Over the first five weeks of the season, it was *the* word people – media, fans, everyone – wanted to use about the Pittsburgh Steelers’ offense.
In that, where was it? Why weren’t the Steelers using it enough?
That word became the free space on the Steelers’ Bingo card for every Tomlin Tuesday and Canada Thursday. Some of the questioning was warranted but there was a point when it became overkill.
Here’s the thing about tempo. If you use it all the time, as so many people suggested, it no longer becomes tempo. If you’re always going fast, there’s no adjustment the defense has to make. Tempo is at its best when it can be varied. When you can go slow to fast. That’s when you catch defenses off-guard, and that’s when tempo begins to work.
That’s what the Steelers did Sunday. Two examples of them working tempo to their advantage.
The first came on Pittsburgh’s opening drive. Backed up 3rd and 11 after a Kevin Dotson false start, Kenny Pickett scrambles for ten. Facing 4th and 1, the offense – and offensive line – convince Mike Tomlin to be aggressive and go for it. As soon as Tomlin makes the call, Pickett gets the group aligned and they snap the ball with 24 seconds still left on the playclock.
Tampa Bay is lined up here, they knew what was coming, but tempo still cuts down on the chance for the Bucs to make any shifts, adjustments, or checks. Anything that might present a different picture to the Steelers’ offense. Jaylen Warren plows ahead and picks up the first down.

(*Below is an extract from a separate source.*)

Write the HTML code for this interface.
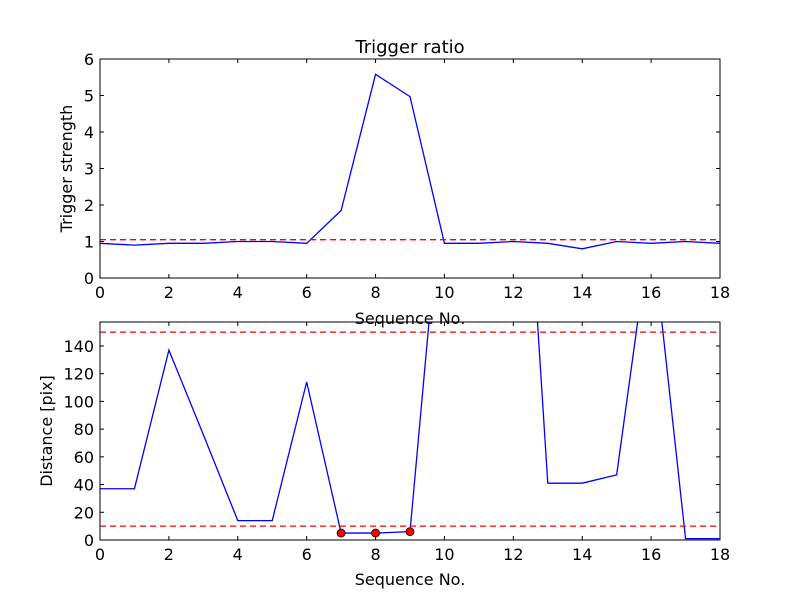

Here’s a look at the whole sequence.
Two plays later, Kenny Pickett hits a wide open Najee Harris in the left flat for the team’s first touchdown and Pickett’s first TD pass of his career.
Fast forward to the fourth quarter. Still a tight game, Pittsburgh leading 13-12. Najee Harris is stuffed on 2nd and 5, setting up 3rd and 6. One important rule to know. If an offense subs, the defense is allowed time to make a change too. The ref will come up on the ball and halt play until the defense has had proper time to sub.
Here, the Steelers don’t sub. They’re in the same 11 personnel on 2nd and 5 as they are on 3rd and 6. But the Bucs try to make changes, getting their big people – their defensive linemen – off the field. At one point, they have 13 guys on the field and the defense is visually confused. Who’s on, who’s off, what’s the call.
Pittsburgh pounces on the chance, snapping the ball with 24 seconds on the playclock. Rookie Connor Heyward is wide open down the left team, a Tampa blown coverage, and he does the rest, going 45 yards for a huge catch-and-run. Again, a look at the whole thing from second down to the third down completion.
It also helps when a linebacker like Lavonte David is still trying to call timeout as the play is being run.
This was less intended tempo like Warren’s fourth down conversion but taking advantage of the opportunity of the Buccaneers trying to make a change. Nice job by the coaching staff to get the play call in and a veteran like Mitch Trubisky to quickly get the ball snapped and know where to go with it. This play set up Chase Claypool’s touchdown, the decisive points in the win.
Tempo is about picking and choosing your spots. When to slow down, when to speed things up. Great coaches can vary that well and take advantage of when a defense is making a mistake. It resulted in two crucial first downs, two crucial touchdowns, and one crucial victory.